Section 5 is the apex of the VRA's true power. Section 5 requires all states or areas that are considered covered jurisdictions to submit for pre-clearance any law that will change the nature of voting within the area. This includes changes in voter registration procedures; polling locations; and, in South Carolina's case, requirements to vote. Section 5 allows the covered jurisdiction to choose the institution from which it will attempt to gain pre-clearance-either the Department of Justice or a three-judge panel. South Carolina initially chose the Department of Justice.

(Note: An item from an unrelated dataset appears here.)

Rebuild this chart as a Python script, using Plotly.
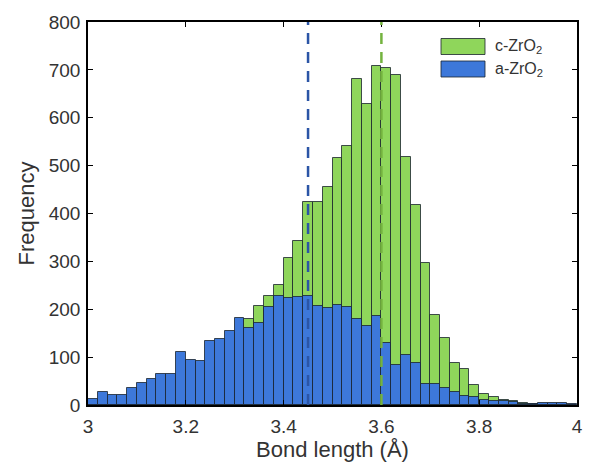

The Department of Justice rejected South Carolina's request for pre-clearance on December 21, 2011, citing the possible retrogressive effect it would have on minority voting, thus forcing the state to appeal to the three-judge panel. In South Carolina v. United States, No. 12-203, 2012 U.S. Dist. LEXIS 146187 (D.C. Cir. Oct. 10, 2012), the panel, consisting of Circuit Judge Brett Kavanaugh, District Judge Colleen Kollar-Kotelly, and District Judge John D. Bates, ruled in favor of South Carolina, pre-clearing their new voting law for 2013; but the panel refused to give the state approval to institute the new practices for the November 2012 elections.

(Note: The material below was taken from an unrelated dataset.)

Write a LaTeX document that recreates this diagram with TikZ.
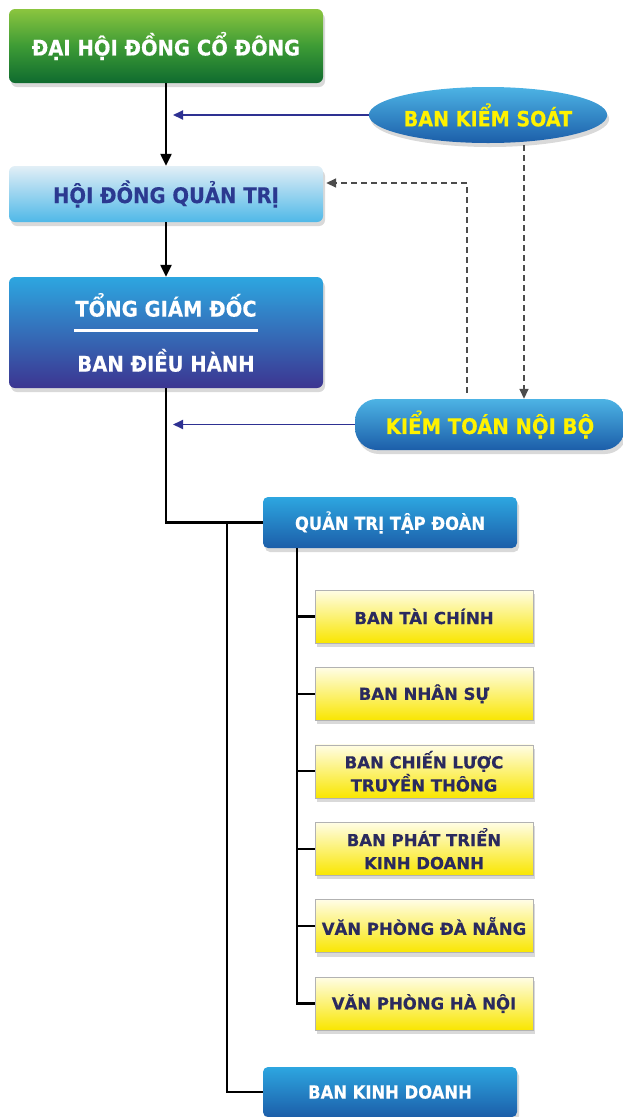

South Carolina's new voter-ID law, Act R54, amends South Carolina's previous voting law, which went into effect in 1988. The new law first institutes a new voter registration card, including a picture, to be valid only for voting purposes. Unlike the previous ID card, which cost five dollars, the new card is free to the voter. The law then clarifies what photo IDs also will be recognized as valid to cast a ballot, supplementing the previous list to include driver's licenses, other photo IDs from the Department of Motor Vehicles (DMV), passports, military IDs, and the new voter ID cards, all of which contain a photo. If an individual cannot produce a valid photo ID at the polls, he or she may still cast a provisional ballot if the voter is willing to sign an affidavit attesting a reasonable impediment that has prevented her from obtaining a photographic form of identification.

The Department of Justice claimed the new law discriminated against minority voters because they were 20 percent more likely to not have photo IDs. The Justice Department argued that because of the level of poverty among these minority groups, a significant number would be unable to obtain the new voter ID cards. Even though Act R54 contains provisions that will launch a significant voter education program, and also contains a provision that will allow any interested party to get the rolls of individuals who are legally qualified to vote but do not have a photograph ID, the Department of Justice still claimed this act would have the effect of diminishing the voter presence of traditionally underrepresented groups. This marked the first time in 20 years that the Department of Justice has refused to approve a change in voting laws for a covered jurisdiction.

South Carolina appealed the decision of the Department of Justice, and the case went to trial in the United States District Court for the District of Columbia in August 2012.